There is some humor to the problem.  Habits that have made my life easier for the better part of 60 years now lead me into mistakes.  When I needed glasses for distance vision, it was fairly easy to tell when they needed to be cleaned.  With reading glasses, any time you put them on, the world blurs.

One of the more extreme challenges is looking outside with near perfect distance vision, and wanting better detail.  Habit directs me to put on glasses, the reading glasses blur the universe, and I realize that I’m not thinking – I’m behaving habitually.  And I hear my advisor’s voice from back in my master’s program saying, “Habits have a way of becoming habitual.”  He was stressing that your outlook is a product of your thinking habits – upbeat thoughts lead to being happy, depression reinforces depression.  The message got into my conscious mind – and now, with a physical example of my habits becoming habitual, 30 odd years later, his message has returned.

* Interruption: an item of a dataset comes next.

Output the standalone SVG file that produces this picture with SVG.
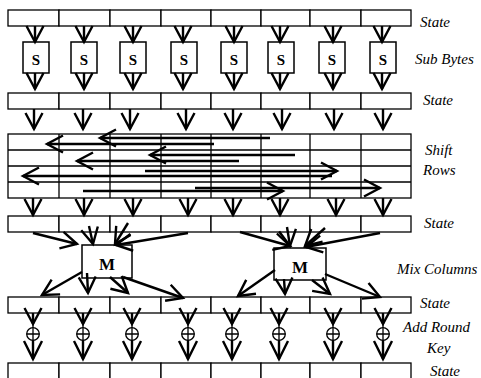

It is a great Spring to have good vision returned to me.  The ice is leaving the pond.  The geese and ducks are much more distinct and easy to watch.  I can focus on the front sight of the 03A3.  I’m looking forward to using the scope-free Reising 22.  And I’ve been promised that in another month or so, the vision changes will be solid enough that I’ll be able to get by with a single prescription of reading glasses.  And some new habits.